Dataset records:
━━━

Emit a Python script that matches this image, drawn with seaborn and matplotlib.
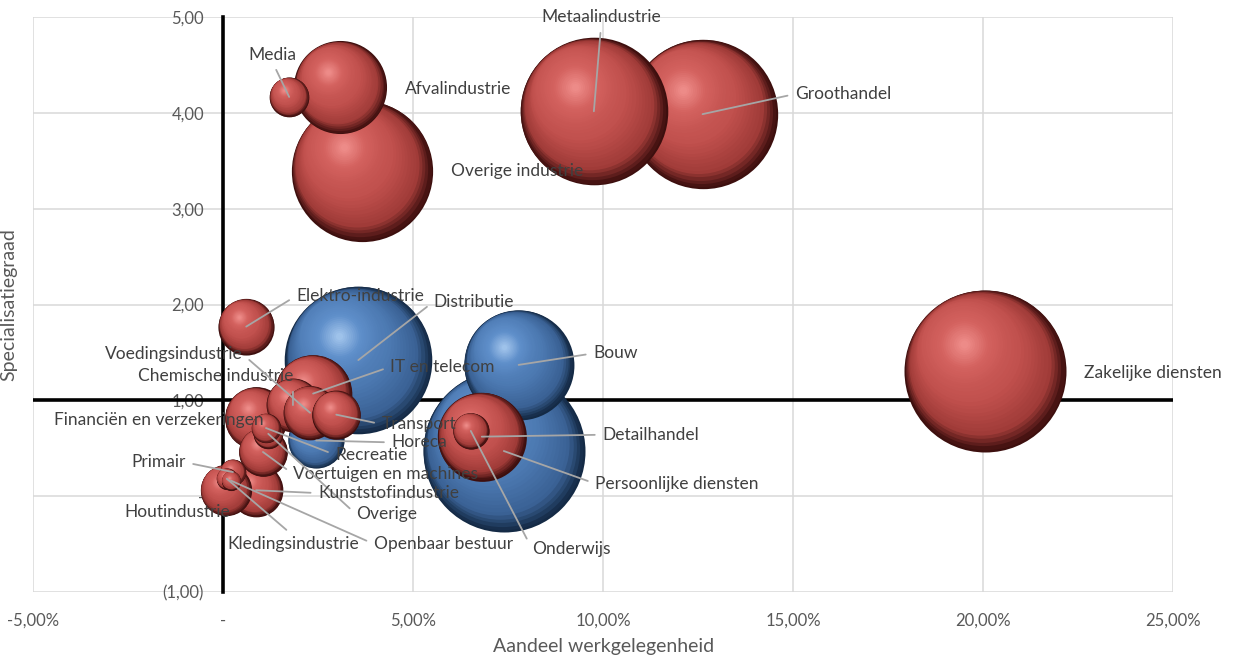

━━━

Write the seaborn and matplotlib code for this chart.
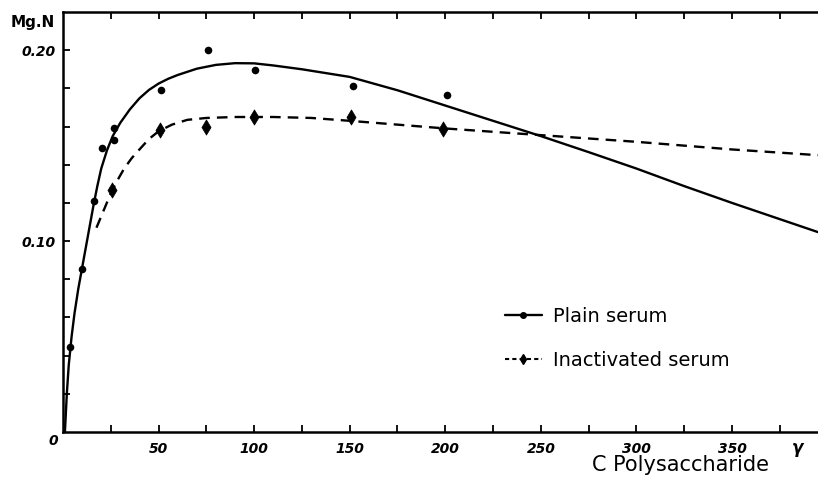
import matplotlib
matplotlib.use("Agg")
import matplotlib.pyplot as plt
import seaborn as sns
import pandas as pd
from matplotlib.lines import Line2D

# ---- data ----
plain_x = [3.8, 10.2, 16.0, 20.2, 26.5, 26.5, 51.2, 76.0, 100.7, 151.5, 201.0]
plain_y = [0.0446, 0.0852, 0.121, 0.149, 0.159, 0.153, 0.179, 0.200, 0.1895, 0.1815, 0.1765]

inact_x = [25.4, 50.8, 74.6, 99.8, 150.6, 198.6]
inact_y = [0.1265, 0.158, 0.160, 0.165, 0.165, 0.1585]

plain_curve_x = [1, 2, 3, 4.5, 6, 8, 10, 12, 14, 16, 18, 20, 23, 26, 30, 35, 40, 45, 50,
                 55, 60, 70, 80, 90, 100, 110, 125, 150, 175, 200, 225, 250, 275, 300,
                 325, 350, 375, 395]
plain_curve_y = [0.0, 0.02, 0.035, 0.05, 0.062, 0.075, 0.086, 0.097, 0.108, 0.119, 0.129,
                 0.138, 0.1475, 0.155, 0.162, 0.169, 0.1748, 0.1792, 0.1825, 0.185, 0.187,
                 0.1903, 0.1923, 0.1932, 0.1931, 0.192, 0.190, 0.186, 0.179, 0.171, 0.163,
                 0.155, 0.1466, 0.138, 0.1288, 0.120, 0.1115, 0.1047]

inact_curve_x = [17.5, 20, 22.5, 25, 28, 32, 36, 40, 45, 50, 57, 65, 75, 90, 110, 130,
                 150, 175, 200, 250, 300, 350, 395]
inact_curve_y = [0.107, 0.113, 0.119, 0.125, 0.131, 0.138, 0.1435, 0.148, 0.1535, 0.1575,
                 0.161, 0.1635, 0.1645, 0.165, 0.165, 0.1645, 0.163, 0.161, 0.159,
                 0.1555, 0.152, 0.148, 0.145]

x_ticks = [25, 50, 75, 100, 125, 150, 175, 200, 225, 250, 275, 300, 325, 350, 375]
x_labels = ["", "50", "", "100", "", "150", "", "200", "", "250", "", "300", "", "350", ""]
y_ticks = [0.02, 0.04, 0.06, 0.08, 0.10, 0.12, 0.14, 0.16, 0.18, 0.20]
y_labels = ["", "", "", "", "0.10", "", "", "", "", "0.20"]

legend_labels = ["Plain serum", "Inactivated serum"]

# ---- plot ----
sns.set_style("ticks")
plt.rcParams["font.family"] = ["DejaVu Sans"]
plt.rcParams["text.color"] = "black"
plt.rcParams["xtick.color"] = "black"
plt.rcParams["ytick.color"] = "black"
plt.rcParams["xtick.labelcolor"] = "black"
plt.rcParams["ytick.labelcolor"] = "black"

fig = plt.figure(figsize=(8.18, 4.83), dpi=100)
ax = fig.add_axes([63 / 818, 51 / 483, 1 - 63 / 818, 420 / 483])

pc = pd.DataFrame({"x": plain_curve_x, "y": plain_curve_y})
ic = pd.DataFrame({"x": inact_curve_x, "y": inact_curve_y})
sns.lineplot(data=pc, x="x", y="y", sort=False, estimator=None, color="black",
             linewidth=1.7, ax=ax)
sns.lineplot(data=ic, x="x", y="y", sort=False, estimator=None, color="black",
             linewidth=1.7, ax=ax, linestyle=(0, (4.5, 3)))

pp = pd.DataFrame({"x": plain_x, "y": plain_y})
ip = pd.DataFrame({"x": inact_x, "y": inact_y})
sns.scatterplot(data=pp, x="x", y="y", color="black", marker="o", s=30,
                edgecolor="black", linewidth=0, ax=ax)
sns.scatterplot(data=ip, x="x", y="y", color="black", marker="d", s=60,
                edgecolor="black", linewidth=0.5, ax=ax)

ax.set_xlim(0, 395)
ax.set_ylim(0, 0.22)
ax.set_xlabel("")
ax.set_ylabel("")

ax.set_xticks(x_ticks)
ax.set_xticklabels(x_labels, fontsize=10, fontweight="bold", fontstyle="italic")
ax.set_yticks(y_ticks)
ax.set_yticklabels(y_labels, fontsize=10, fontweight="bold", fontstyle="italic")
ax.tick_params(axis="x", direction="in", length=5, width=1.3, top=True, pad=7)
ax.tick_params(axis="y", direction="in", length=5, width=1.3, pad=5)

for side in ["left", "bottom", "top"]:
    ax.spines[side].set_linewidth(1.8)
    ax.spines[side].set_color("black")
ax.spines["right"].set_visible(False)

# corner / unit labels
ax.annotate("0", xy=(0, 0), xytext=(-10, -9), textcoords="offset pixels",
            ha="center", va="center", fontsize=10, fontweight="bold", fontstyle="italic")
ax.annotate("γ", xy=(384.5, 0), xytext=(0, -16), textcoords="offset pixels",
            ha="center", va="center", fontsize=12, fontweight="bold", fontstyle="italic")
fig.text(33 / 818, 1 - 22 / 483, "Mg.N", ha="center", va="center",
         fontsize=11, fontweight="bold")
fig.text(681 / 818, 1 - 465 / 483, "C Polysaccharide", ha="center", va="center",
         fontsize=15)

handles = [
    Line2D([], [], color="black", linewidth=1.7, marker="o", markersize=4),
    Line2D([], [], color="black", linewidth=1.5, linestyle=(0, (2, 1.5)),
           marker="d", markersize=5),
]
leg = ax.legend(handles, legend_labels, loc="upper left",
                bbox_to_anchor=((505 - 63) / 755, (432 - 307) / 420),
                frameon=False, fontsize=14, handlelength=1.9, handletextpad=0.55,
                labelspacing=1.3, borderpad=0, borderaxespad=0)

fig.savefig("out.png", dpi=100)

━━━

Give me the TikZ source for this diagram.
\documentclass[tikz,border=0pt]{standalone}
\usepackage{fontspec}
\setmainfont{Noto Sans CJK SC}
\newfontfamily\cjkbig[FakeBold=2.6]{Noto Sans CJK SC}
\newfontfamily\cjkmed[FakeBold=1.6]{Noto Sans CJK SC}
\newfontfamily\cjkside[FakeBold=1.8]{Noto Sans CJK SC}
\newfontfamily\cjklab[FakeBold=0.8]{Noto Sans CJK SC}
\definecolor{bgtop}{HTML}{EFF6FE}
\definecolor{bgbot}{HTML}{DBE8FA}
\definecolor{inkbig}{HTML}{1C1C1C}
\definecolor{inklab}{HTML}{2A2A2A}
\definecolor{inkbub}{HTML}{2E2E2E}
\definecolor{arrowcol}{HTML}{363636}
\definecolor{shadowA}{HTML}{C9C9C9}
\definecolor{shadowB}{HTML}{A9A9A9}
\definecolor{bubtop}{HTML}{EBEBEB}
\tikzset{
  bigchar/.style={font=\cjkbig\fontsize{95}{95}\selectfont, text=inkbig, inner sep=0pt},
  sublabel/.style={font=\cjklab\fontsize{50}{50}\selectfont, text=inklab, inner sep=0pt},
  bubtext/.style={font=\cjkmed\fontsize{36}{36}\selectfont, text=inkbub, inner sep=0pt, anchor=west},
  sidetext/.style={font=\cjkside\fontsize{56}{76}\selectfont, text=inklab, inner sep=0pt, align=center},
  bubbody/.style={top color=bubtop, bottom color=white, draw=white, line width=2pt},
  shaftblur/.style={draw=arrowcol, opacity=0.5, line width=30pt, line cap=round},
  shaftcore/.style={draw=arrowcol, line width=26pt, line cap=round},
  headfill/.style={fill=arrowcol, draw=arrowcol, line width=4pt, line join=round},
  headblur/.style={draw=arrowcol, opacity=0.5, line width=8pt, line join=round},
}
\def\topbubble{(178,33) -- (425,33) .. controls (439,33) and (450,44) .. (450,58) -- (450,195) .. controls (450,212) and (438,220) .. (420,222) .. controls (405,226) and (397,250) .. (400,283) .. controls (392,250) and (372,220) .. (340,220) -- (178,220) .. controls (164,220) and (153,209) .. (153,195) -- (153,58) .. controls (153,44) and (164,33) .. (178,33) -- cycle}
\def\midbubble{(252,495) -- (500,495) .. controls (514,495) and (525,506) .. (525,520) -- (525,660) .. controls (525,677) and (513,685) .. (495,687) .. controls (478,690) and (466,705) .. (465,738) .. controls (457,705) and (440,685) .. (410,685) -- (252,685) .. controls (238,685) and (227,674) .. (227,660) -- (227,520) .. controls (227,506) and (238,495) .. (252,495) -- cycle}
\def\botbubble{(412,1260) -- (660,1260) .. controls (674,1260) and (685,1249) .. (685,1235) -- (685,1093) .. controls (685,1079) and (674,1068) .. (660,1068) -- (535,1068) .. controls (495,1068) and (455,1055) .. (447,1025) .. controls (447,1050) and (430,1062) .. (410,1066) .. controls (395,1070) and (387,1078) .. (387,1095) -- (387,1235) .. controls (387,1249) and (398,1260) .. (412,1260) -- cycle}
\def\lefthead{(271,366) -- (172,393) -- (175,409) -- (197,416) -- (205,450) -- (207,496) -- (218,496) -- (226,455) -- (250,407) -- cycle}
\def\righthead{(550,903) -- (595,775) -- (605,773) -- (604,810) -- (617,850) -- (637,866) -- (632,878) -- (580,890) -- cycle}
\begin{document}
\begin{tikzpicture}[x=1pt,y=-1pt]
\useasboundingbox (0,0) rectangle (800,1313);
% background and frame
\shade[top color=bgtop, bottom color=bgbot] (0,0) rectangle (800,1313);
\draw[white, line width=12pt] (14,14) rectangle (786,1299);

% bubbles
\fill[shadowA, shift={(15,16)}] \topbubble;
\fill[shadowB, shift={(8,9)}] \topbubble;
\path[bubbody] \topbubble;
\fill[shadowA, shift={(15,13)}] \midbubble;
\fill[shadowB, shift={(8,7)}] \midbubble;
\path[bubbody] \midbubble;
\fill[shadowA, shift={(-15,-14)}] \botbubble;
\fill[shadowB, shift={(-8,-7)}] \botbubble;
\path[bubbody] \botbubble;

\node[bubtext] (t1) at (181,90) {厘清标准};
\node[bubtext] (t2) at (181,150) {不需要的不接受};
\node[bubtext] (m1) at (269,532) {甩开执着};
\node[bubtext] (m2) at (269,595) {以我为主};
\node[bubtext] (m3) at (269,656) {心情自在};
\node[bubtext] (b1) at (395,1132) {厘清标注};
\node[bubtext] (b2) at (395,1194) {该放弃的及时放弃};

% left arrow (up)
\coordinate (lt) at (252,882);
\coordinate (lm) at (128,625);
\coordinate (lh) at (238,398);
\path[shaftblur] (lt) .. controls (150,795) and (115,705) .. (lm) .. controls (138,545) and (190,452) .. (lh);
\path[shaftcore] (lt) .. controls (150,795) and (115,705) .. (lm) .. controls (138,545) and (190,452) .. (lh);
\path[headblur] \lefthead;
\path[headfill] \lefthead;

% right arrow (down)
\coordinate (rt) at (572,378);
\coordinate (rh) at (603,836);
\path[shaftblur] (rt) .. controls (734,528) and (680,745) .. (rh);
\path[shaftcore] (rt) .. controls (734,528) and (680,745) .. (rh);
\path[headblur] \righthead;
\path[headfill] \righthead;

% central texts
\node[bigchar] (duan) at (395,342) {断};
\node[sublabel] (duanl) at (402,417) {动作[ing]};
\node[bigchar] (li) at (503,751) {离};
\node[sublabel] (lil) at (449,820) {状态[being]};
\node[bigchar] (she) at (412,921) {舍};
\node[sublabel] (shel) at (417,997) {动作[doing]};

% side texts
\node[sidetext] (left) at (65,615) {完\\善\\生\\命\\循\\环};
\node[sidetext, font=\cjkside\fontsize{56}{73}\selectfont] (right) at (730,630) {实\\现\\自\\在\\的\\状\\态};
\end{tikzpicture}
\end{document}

━━━

Exercise:
Where a line in the entries holds the word "seaborn", copy that line.

Task answer:
Emit a Python script that matches this image, drawn with seaborn and matplotlib.
Write the seaborn and matplotlib code for this chart.
import seaborn as sns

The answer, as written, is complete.